Q1.) Let's work this problem in general terms so that we then get a formula into which we can plug the given data. Let:

$h$ = the height of the person.

$s$ = the height of the streetlight.

$r$ = the rate at which the person is walking towards the streetlight.

$\theta$ = the angle of inclination of the person's line of sight at time $t$ to the streetlight.

$x$ = the persons horizontal distance at time $t$ from the person to the streetlight.

Now, we may state:

\(\displaystyle \tan(\theta)=\frac{s-h}{x}\)

Differentiating with respect to time $t$, we obtain:

\(\displaystyle \sec^2(\theta)\frac{d\theta}{dt}=\frac{h-s}{x^2}\frac{dx}{dt}\)

Using the Pythagorean identity:

\(\displaystyle \tan^2(u)+1=\sec^2(u)\)

and

\(\displaystyle \frac{dx}{dt}=-r\)

and our original equation, we obtain:

\(\displaystyle \left(\left(\frac{s-h}{x} \right)^2+1 \right)\frac{d\theta}{dt}=\frac{r(s-h)}{x^2}\)

Multiply through by $x^2$:

\(\displaystyle \left((s-h)^2+x^2 \right)\frac{d\theta}{dt}=r(s-h)\)

\(\displaystyle \frac{d\theta}{dt}=\frac{r(s-h)}{(s-h)^2+x^2}\)

Now we may plug in the given data:

\(\displaystyle x=9\text{ ft},\,r=5\frac{\text{ft}}{\text{s}},\,h=6\text{ ft},\,s=18\text{ ft}\)

to get:

\(\displaystyle \bbox[5px,border:2px solid red]{\left.\frac{d\theta}{dt} \right|_{x=9\text{ ft}}=\frac{5(18-6)}{(18-6)^2+9^2}\,\frac{\text{rad}}{\text{s}}=\frac{4}{15}\,\frac{\text{rad}}{\text{s}}}\)

Q2.) Let $R$ be the radius of the tank at the top and $H$ be the height of the tank.

\(\displaystyle V=\frac{1}{3}\pi R^2H\)

Now let $y$ be the depth of water in the tank at time $t$ and $x$ be the radius of the surface at that time.

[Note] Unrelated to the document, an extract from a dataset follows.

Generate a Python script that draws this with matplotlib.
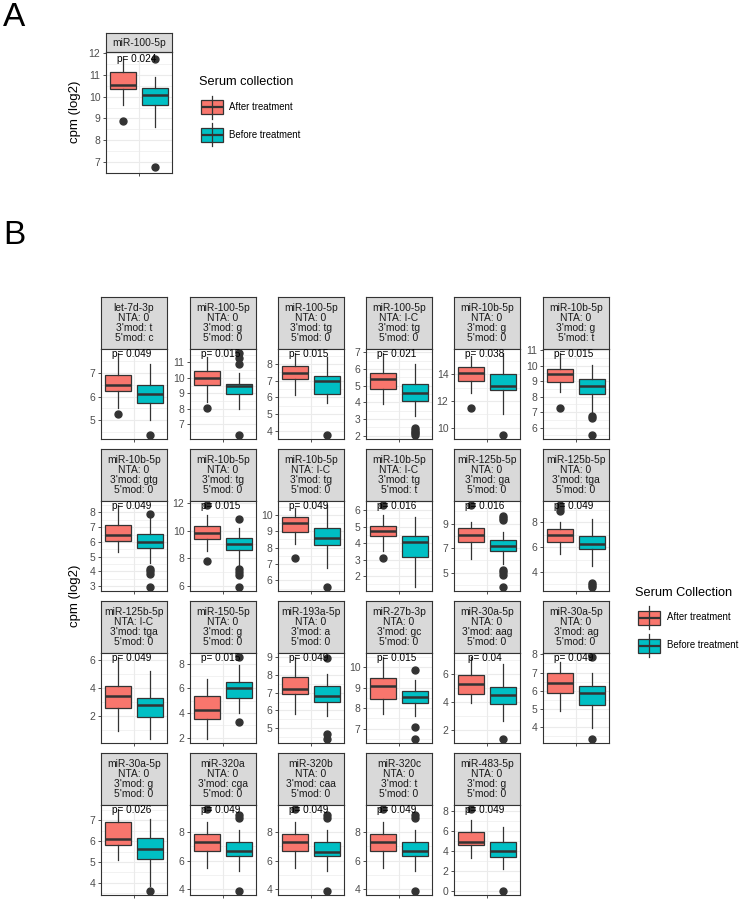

The the volume $V$ of water at time $t$ is given by:

\(\displaystyle V=\frac{1}{3}\pi x^2y\)

By similarity, we know that at any time, we must have:

\(\displaystyle \frac{x}{y}=\frac{R}{H}\)

Hence:

\(\displaystyle x^2=\left(\frac{R}{H}y \right)^2\)

And so we have:

\(\displaystyle V=\frac{1}{3}\pi\left(\frac{R}{H}y \right)^2y=\frac{R^2}{3H^2}\pi y^3\)

Differentiating with respect to $t$, we obtain:

\(\displaystyle \frac{dV}{dt}=\frac{R^2}{H^2}\pi y^2\frac{dy}{dt}\)

And so we have:

\(\displaystyle \frac{dy}{dt}=\frac{dV}{dt}\cdot\frac{H^2}{\pi R^2y^2}\)

Now, plugging in the given data:

\(\displaystyle \frac{dV}{dt}=80\frac{\text{ft}^3}{\text{min}},\,H=40\text{ ft},\,R=20\text{ ft},\,y=12\text{ ft}\)

We have:

\(\displaystyle \bbox[5px,border:2px solid red]{\left.\frac{dy}{dt} \right|_{y=12\text{ ft}}= 80\cdot \frac{40^2}{\pi\cdot20^2\cdot12^2}\, \frac{\text{ft}}{\text{min}}=\frac{20}{9\pi}\, \frac{\text{ft}}{\text{min}}}\)

 

[soroban]

Hello, Tessa!

MarkFL's explanation is excellent.
I'll solve it directly.

(Q1) A person 6 ft tall is watching a streetlight 18 ft high
while walking toward it at a speed of 5 ft.sec.
At what rate is the angle of elevation of the person's
line of sight changing when the person is 9 ft from
the base of the light?

    C *
      |   * 
   12 |       *
      |           *
      |           θ   *
    E * - - - - - - - - - * A
      |         x         |
    6 |                   | 6
      |                   |
    D *-------------------* B
      : - - - - x - - - - :

The person is \(\displaystyle AB = 6.\)
The streetlight is \(\displaystyle CD = 18.\)
His distance is \(\displaystyle BD = AE = x.\;\;\tfrac{dx}{dt} = \text{-}5\) ft/sec.
Let \(\displaystyle \theta = \angle CAE.\)

We have: \(\displaystyle \:\tan\theta \,=\,\tfrac{12}{x} \quad\Rightarrow\quad x \,=\,12\cot\theta\)

Differentate with respect to time:
\(\displaystyle \;\;\;\tfrac{dx}{dt} \:=\:\text{-}12\csc^2\theta\tfrac{d\theta}{dt} \quad\Rightarrow\quad \tfrac{d\theta}{dt} \:=\:\text{-}\tfrac{1}{12}\sin^2\theta\tfrac{dx}{dt}\)

When \(\displaystyle x = 9,\:\sin\theta \,=\,\tfrac{4}{5}\)
We have: \(\displaystyle \;\tfrac{d\theta}{dt} \:=\:\text{-}\tfrac{1}{12}\left(\tfrac{4}{5}\right)^2(\text{-}5) \:=\:\tfrac{4}{15}\)

The angle of elevation is increasing at \(\displaystyle \tfrac{4}{15}\) radians/sec.